Another fantastic day on the Cammino Materano!
Today's stage was a little shorter, and flatter, than the previous ones. We left Altamura on the industrial side of the town, past the flour mills that produce the key ingredient for the town's best-known specialty: its bread. Then we walked along dirt roads through vast expanses of fields, stopping just under halfway at Casalia for a snack of fruit and focaccia at Peppino's rest stop among the fields of melons, tomatoes and carderelli. Renovation work was underway on a wing of the house where Peppino is preparing some new rooms in which to host walkers.

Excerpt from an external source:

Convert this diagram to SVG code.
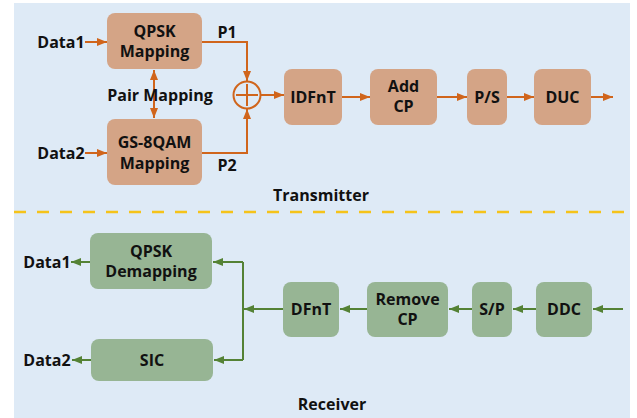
<svg xmlns="http://www.w3.org/2000/svg" width="637" height="418" viewBox="0 0 637 418">
<defs>
<marker id="ao" viewBox="0 0 10 8" refX="10" refY="4" markerWidth="10" markerHeight="8" markerUnits="userSpaceOnUse" orient="auto-start-reverse"><path d="M0,0 L10,4 L0,8 Z" fill="#D0651C"/></marker>
<marker id="ag" viewBox="0 0 10 8" refX="10" refY="4" markerWidth="10" markerHeight="8" markerUnits="userSpaceOnUse" orient="auto-start-reverse"><path d="M0,0 L10,4 L0,8 Z" fill="#548235"/></marker>
</defs>
<style>
text{font-family:"Open Sans","Noto Sans","DejaVu Sans",sans-serif;font-weight:bold;font-size:16px;fill:#111;text-anchor:middle;dominant-baseline:central}
.tx{fill:#D4A486}
.rx{fill:#97B594}
.lo{stroke:#D0651C;stroke-width:2;fill:none}
.lg{stroke:#548235;stroke-width:2;fill:none}
</style>
<rect x="14" y="3" width="616" height="415" fill="#DEEAF6"/>
<line x1="14" y1="212" x2="630" y2="212" stroke="#F5C31A" stroke-width="2.5" stroke-dasharray="12,11"/>
<text x="321" y="195">Transmitter</text>
<text x="332" y="404">Receiver</text>
<g id="connectors">
<line class="lo" x1="85" y1="42" x2="107" y2="42" marker-end="url(#ao)"/>
<line class="lo" x1="85" y1="153" x2="107" y2="153" marker-end="url(#ao)"/>
<polyline class="lo" points="202,42 247,42 247,81" marker-end="url(#ao)"/>
<polyline class="lo" points="202,153 247,153 247,109" marker-end="url(#ao)"/>
<line class="lo" x1="154" y1="70" x2="154" y2="118" marker-start="url(#ao)" marker-end="url(#ao)"/>
<line class="lo" x1="261" y1="95" x2="284" y2="95" marker-end="url(#ao)"/>
<line class="lo" x1="342" y1="97" x2="370" y2="97" marker-end="url(#ao)"/>
<line class="lo" x1="437" y1="97" x2="467" y2="97" marker-end="url(#ao)"/>
<line class="lo" x1="507" y1="97" x2="534" y2="97" marker-end="url(#ao)"/>
<line class="lo" x1="591" y1="97" x2="613" y2="97" marker-end="url(#ao)"/>
<line class="lg" x1="90" y1="262" x2="71" y2="262" marker-end="url(#ag)"/>
<line class="lg" x1="91" y1="360" x2="72" y2="360" marker-end="url(#ag)"/>
<polyline class="lg" points="243,262 243,360"/>
<line class="lg" x1="243" y1="262" x2="213" y2="262" marker-end="url(#ag)"/>
<line class="lg" x1="243" y1="360" x2="214" y2="360" marker-end="url(#ag)"/>
<line class="lg" x1="283" y1="309" x2="244" y2="309" marker-end="url(#ag)"/>
<line class="lg" x1="367" y1="309" x2="340" y2="309" marker-end="url(#ag)"/>
<line class="lg" x1="472" y1="309" x2="449" y2="309" marker-end="url(#ag)"/>
<line class="lg" x1="536" y1="309" x2="513" y2="309" marker-end="url(#ag)"/>
<line class="lg" x1="623" y1="309" x2="593" y2="309" marker-end="url(#ag)"/>
</g>
<text x="61" y="42">Data1</text>
<text x="61" y="153">Data2</text>
<text x="227" y="32">P1</text>
<text x="227" y="165">P2</text>
<text x="160" y="95">Pair Mapping</text>
<text x="47" y="262">Data1</text>
<text x="47" y="360">Data2</text>
<g id="qpsk-map"><rect class="tx" x="107" y="13" width="95" height="56" rx="8"/><text x="154.5" y="31">QPSK</text><text x="154.5" y="51">Mapping</text></g>
<g id="gs8qam-map"><rect class="tx" x="107" y="119" width="95" height="66" rx="8"/><text x="154.5" y="142">GS-8QAM</text><text x="154.5" y="163">Mapping</text></g>
<g id="adder"><circle cx="247" cy="95" r="13.5" fill="none" stroke="#D0651C" stroke-width="2"/><line class="lo" x1="236" y1="95" x2="258" y2="95"/><line class="lo" x1="247" y1="84" x2="247" y2="106"/></g>
<g id="idfnt"><rect class="tx" x="284" y="69" width="58" height="56" rx="8"/><text x="313" y="97">IDFnT</text></g>
<g id="addcp"><rect class="tx" x="370" y="69" width="67" height="56" rx="8"/><text x="403.5" y="86">Add</text><text x="403.5" y="106">CP</text></g>
<g id="ps"><rect class="tx" x="467" y="69" width="40" height="56" rx="8"/><text x="487" y="97">P/S</text></g>
<g id="duc"><rect class="tx" x="534" y="69" width="57" height="56" rx="8"/><text x="562.5" y="97">DUC</text></g>
<g id="qpsk-demap"><rect class="rx" x="90" y="233" width="122" height="56" rx="8"/><text x="151" y="251">QPSK</text><text x="151" y="271">Demapping</text></g>
<g id="sic"><rect class="rx" x="91" y="339" width="122" height="42" rx="8"/><text x="152" y="360">SIC</text></g>
<g id="dfnt"><rect class="rx" x="283" y="282" width="56" height="55" rx="8"/><text x="311" y="309">DFnT</text></g>
<g id="removecp"><rect class="rx" x="367" y="282" width="81" height="55" rx="8"/><text x="407.5" y="299">Remove</text><text x="407.5" y="319">CP</text></g>
<g id="sp"><rect class="rx" x="472" y="282" width="40" height="55" rx="8"/><text x="492" y="309">S/P</text></g>
<g id="ddc"><rect class="rx" x="536" y="282" width="56" height="55" rx="8"/><text x="564" y="309">DDC</text></g>
</svg>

The human presence was never far away as we crossed this agricultural landscape, with the city of Altamura always visible on the horizon, until we reached a small wood only an hour's walk out of Gravina. A steep downhill stretch took us to the stone quarries on the outskirts of the town.
Gravina is built of, in, on, and under the calcareous rock of the Murgia, on the edge of a deep ravine (gravina, in Italian), spanned by an acqueduct bridge. Cypress trees grow in the bottom of the ravine, and caves have been hollowed out in its sides, in which people lived, worked, and worshipped until the middle of the last century.
View of the ravine from the bridge |
La Madonna della Stella Church |
To build the houses in the old town centre, people didn't even carry stone from the local quarry: they simply dug downward to obtain the stone with which to build upward, thus obtaining a cellar and a house at the same time. Leonardo, the referente di tappa and owner of the B&B where our friends were staying, showed us the cellars dug into the rock below his establishment.
Parts of the old town centre have been renovated, while other neighbourhoods still contain houses that are uninhabited and/or in need of restoration. Let's hope the necessary investment is forthcoming, and that this unique town gets the attention it deserves from international travellers, as well as walkers on the Cammino Materano!
We explored the maze of the old town centre before retiring for a rest at the aptly named La Tana della Volpe, ("the foxhole"), a small hostel (six beds) in one of these homes dug into the rock, at street level but with no windows other than the glass door. Our hostess, Rosa, explained that in times when people were happy to settle for less, her grandmother had lived here with her family of seven children!